WRITTEN EXERCISE: Copy out, from the entries below, each line holding the string "chart".

DATA:

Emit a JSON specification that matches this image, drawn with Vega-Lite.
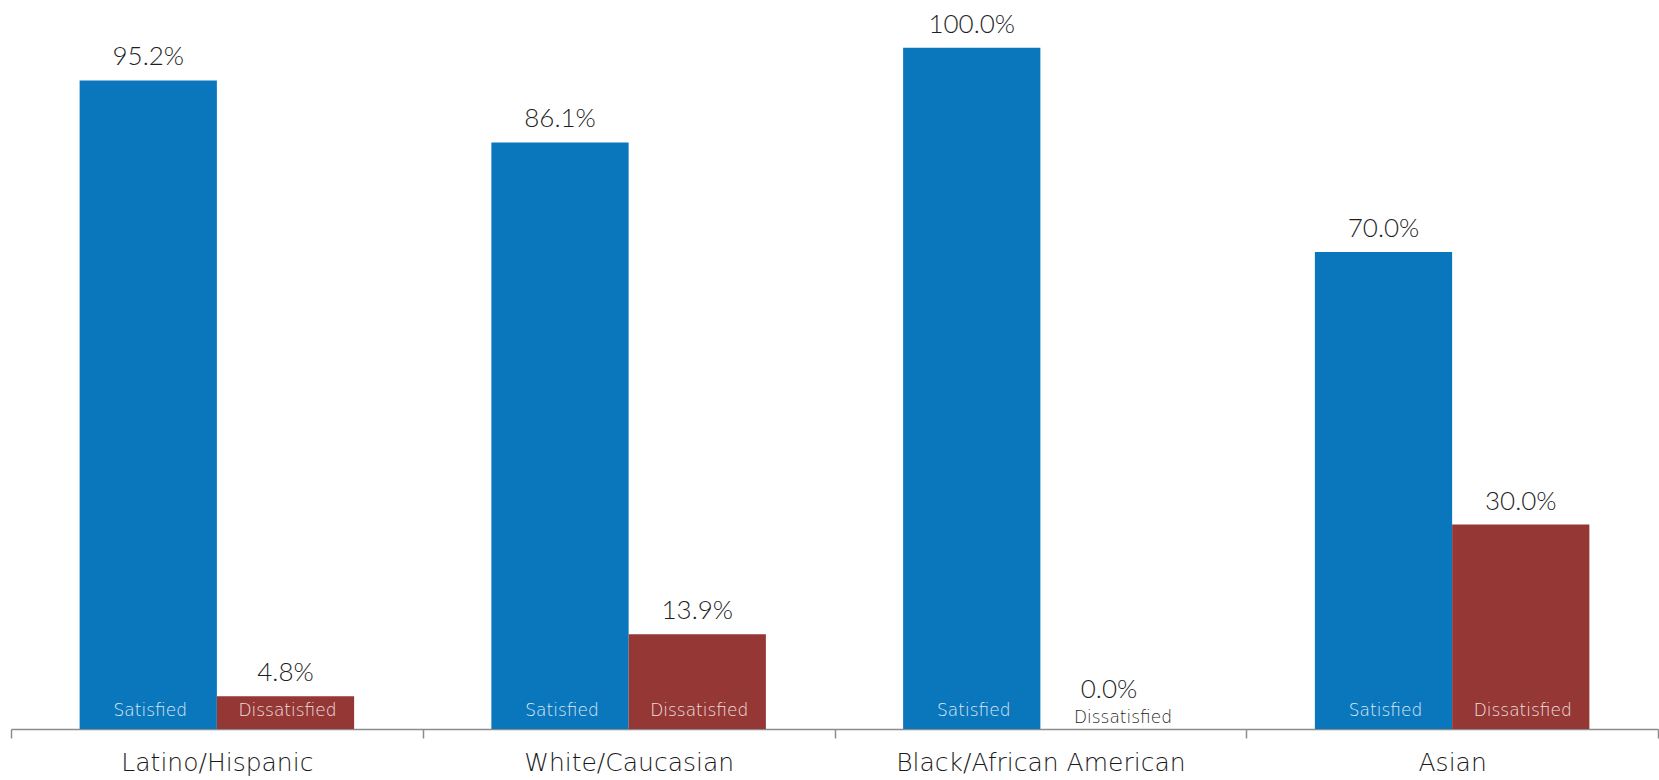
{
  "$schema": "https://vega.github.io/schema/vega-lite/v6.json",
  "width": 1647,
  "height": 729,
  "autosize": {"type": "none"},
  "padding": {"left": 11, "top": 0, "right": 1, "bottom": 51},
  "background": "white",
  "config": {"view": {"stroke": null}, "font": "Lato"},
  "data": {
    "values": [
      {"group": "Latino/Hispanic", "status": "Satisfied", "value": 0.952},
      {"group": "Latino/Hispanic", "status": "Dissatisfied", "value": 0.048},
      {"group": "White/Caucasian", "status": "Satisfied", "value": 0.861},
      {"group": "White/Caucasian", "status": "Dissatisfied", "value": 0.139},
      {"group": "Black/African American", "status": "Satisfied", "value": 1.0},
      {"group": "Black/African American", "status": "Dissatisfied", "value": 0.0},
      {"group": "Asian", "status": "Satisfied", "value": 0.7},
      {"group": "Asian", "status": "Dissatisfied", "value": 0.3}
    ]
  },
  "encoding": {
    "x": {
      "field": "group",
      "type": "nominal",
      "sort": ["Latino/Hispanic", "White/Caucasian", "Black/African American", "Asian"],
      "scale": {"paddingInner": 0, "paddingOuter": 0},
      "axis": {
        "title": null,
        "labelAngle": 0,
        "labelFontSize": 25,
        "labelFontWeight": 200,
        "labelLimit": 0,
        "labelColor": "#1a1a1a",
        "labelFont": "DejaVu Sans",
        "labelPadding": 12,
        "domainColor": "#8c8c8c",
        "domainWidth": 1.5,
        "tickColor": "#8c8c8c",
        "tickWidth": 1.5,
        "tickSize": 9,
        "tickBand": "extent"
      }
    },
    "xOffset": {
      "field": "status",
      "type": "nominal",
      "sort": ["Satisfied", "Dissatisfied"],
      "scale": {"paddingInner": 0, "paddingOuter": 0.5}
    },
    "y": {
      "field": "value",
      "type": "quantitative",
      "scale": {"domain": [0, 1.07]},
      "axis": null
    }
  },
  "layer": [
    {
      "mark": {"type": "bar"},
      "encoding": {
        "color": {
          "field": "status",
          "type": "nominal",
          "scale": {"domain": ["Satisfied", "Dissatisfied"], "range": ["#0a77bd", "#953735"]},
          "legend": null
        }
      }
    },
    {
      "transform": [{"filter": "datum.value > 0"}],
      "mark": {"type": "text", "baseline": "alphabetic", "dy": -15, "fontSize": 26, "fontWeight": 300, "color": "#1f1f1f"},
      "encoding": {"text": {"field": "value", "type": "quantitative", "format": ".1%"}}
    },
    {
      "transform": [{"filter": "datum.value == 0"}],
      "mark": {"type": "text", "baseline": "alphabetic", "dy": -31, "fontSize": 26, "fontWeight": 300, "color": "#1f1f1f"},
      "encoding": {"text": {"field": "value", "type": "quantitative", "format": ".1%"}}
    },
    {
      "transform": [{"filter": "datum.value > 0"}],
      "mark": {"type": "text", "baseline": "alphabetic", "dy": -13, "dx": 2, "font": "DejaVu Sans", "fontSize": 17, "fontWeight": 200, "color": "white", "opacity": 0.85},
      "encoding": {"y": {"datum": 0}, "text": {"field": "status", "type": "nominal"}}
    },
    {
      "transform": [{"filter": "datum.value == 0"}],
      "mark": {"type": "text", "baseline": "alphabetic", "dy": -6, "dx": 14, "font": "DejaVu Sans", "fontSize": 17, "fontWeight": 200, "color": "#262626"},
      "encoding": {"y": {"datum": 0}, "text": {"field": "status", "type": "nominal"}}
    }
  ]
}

...

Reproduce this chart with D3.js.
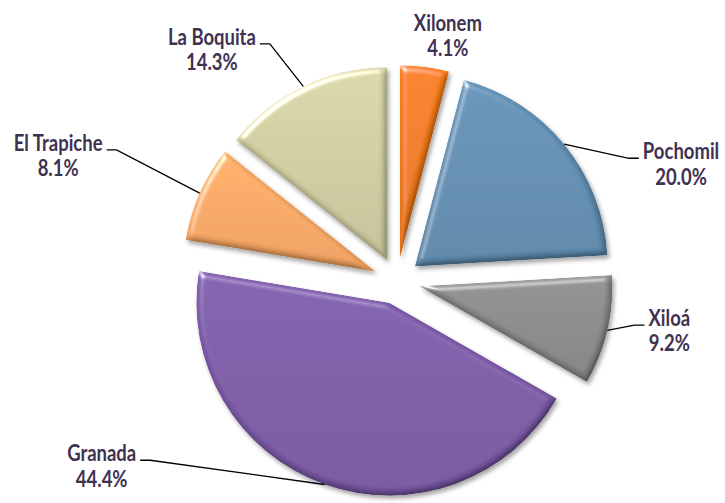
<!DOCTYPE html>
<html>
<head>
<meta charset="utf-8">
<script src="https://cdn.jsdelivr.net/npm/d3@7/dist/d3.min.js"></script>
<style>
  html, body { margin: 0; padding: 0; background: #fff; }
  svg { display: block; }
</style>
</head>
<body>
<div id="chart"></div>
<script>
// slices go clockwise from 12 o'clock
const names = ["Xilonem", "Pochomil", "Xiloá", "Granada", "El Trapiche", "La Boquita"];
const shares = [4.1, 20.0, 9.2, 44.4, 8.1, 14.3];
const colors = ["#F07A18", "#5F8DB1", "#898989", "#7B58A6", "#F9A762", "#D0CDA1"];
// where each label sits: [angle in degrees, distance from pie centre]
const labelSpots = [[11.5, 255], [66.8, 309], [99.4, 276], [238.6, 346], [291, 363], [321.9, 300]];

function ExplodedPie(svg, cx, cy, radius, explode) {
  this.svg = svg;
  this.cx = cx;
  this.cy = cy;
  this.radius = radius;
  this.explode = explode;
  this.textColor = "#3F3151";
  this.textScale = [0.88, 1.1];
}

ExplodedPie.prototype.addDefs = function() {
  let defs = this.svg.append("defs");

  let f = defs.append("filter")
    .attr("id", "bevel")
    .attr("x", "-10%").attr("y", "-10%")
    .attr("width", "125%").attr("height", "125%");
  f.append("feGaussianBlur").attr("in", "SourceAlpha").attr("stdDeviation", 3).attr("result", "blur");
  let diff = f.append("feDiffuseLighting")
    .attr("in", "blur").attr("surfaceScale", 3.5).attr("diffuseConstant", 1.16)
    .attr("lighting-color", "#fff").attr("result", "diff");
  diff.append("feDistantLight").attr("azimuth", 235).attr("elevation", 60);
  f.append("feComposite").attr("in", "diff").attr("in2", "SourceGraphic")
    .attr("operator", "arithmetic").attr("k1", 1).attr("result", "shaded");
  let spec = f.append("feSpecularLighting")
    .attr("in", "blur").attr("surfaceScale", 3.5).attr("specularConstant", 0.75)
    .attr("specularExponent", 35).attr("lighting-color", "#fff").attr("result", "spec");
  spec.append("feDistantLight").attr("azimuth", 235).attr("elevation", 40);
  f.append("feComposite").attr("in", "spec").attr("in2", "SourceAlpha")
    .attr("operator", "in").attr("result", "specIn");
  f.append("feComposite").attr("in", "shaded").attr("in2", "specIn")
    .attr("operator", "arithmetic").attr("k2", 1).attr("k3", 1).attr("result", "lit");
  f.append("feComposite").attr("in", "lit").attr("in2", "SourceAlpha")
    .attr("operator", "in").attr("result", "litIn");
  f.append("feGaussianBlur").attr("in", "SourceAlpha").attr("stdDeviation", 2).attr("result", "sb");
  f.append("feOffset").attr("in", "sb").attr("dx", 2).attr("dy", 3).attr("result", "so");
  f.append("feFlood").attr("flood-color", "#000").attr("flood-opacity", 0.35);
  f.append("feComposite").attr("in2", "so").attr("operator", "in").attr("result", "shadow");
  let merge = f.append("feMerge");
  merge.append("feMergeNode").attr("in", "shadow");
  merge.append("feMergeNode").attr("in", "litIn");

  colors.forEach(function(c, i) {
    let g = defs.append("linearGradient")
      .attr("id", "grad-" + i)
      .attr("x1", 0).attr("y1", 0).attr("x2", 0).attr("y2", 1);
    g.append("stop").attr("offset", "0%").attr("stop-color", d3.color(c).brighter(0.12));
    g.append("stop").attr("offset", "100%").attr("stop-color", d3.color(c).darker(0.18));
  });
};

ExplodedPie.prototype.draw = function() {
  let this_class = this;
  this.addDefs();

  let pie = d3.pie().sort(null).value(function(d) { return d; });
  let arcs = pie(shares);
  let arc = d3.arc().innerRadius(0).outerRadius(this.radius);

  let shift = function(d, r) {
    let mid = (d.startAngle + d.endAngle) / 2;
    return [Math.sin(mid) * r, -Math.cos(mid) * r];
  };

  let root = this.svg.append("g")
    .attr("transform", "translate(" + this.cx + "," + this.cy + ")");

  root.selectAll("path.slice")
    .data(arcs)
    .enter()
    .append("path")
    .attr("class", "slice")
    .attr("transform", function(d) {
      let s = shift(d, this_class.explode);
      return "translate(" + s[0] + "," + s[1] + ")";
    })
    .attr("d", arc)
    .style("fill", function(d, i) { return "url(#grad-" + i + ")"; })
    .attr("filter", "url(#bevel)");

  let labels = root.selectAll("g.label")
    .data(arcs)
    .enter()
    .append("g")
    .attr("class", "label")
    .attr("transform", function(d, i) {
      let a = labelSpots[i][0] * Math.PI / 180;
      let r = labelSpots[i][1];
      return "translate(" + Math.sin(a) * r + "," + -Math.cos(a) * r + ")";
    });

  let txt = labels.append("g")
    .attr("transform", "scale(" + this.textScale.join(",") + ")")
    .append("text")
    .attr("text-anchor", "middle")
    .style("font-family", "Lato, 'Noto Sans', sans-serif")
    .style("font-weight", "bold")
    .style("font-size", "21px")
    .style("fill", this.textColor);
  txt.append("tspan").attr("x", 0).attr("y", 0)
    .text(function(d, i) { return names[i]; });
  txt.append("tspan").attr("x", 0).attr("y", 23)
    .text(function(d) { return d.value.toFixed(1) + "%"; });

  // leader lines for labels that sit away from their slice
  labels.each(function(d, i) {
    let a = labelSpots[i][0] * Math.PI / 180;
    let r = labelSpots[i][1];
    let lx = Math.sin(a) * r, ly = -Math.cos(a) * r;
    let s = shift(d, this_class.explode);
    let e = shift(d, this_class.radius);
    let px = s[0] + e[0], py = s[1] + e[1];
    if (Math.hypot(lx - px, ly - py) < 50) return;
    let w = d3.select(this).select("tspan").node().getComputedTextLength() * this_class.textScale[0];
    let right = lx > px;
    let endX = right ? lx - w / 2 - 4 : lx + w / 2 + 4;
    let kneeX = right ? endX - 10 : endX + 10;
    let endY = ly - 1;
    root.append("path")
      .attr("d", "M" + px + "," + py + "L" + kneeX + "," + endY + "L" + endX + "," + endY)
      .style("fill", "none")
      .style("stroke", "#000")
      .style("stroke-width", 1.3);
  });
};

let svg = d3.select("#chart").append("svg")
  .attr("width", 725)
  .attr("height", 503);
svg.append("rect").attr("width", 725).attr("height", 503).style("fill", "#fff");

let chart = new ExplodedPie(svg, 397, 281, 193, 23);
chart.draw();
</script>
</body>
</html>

THE REPLY:
Reproduce this chart with D3.js.
<div id="chart"></div>
let svg = d3.select("#chart").append("svg")
let chart = new ExplodedPie(svg, 397, 281, 193, 23);
chart.draw();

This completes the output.